I want to thank you for this mild winter. It’s been relatively painless. Not a lot of snow, not too cold. And over the past two days, 70 degree weather. It blows my mind and I’m still not doubting the chance I can be bamboozled. Is this winters’ weather too good to be true??!!

Please don’t be playing a trick on me. Do you know what I did on March 6th?? Used this bad boy.

Mr. Brinkman is ready to make a full push back into my life and I can’t tell him no. Afterall, I barely used him last summer… but you’d never know b/c I forgot to clean him at the end of the season. (I was busy & distracted.) However, that didn’t stop Mr. Brinkman. He stepped up and grilled the heck out of some marinated chicken thighs.
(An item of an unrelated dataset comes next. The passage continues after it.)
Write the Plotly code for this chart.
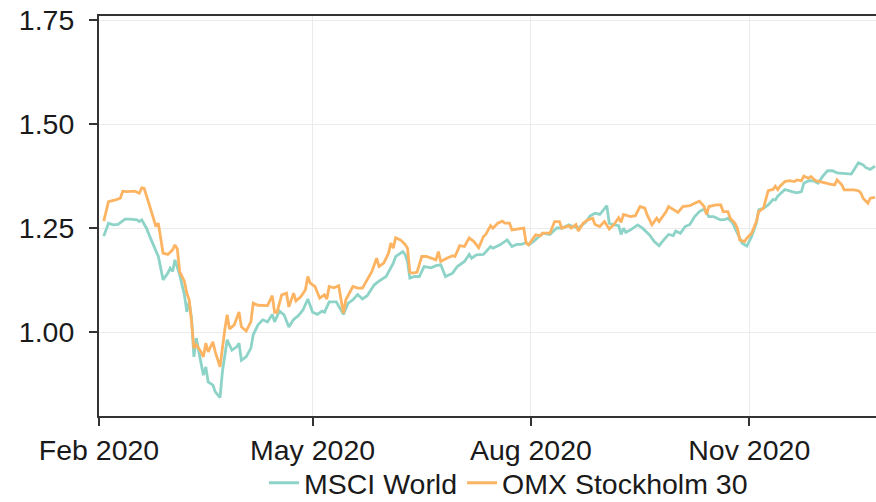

Mother Nature, I know you’ve done crazy things. Chicago is the only place where you can experience all four seasons in one day. But just the thought of Spring so early in the year brings so smiles. I might have said some nasty things about you in the past… so to make amends, I’d like you think of this Spring Chicken meal as a token of my appreciation. Orange marinated chicken, bright-colored veggies and brown rice — it’s the perfect dish to make you feel like Spring is here to stay.

Now, if there is something you can do to fix all this wind, my hair would greatly appreciate it. I hate it when it gets stuck in my lip gloss.

Lots o’ love!

Meghan

Orange Chicken – “Spring Chicken” Meal

  • 3/4 cup orange juice
  • 1/4 cup orange marmalade
  • 1/4 balsamic vinegar
  • 1 tbs. oregano, chopped
  • 1 tbs. rosemary, chopped
  • 1 tbs. thyme, chopped
  • 1/4 tsp sriracha
  • 2 lbs boneless chicken thighs, skin removed
  • Salt & Pepper
  • 2 tsp olive oil
  • 1 green pepper, diced
  • 1 red pepper, diced
  • 4 green onion, sliced thick
  • 3 garlic cloves, minced
  • 1 head of brocoli, stems removed
  • 1/2 cup shredded carrots
  • 3 cups rice, cooked

Directions:

1. In small sauce pot combine orange juice, marmalade, vinegar, chopped herbs and sriracha. Bring mixture to a boil, then reduce heat to low and simmer 10 minutes or until it starts to thicken.

2.Pre-heat grill. (Make sure you spray it with cooking spray BEFORE you light it!) Season chicken with salt & pepper and a couple spoonfuls of the orange glaze. Work it into the chicken.

3. In a heated wok, add oil & all of the veggies and garlic except for the shredded carrots. Cook for 3-5 minutes. (I like my veggies to still have some bite, cook longer if you like them softer. Add carrots the last minute. Remove for heat & set aside.

4. Grill chicken thighs 6-7 minutes per side. Brush chicken with glaze during cooking.

5. To make your spring dinner plate, first put a heaping spoonful of rice on your plate. Top with veggies and then chicken. Drizzle orange glaze all over your meal!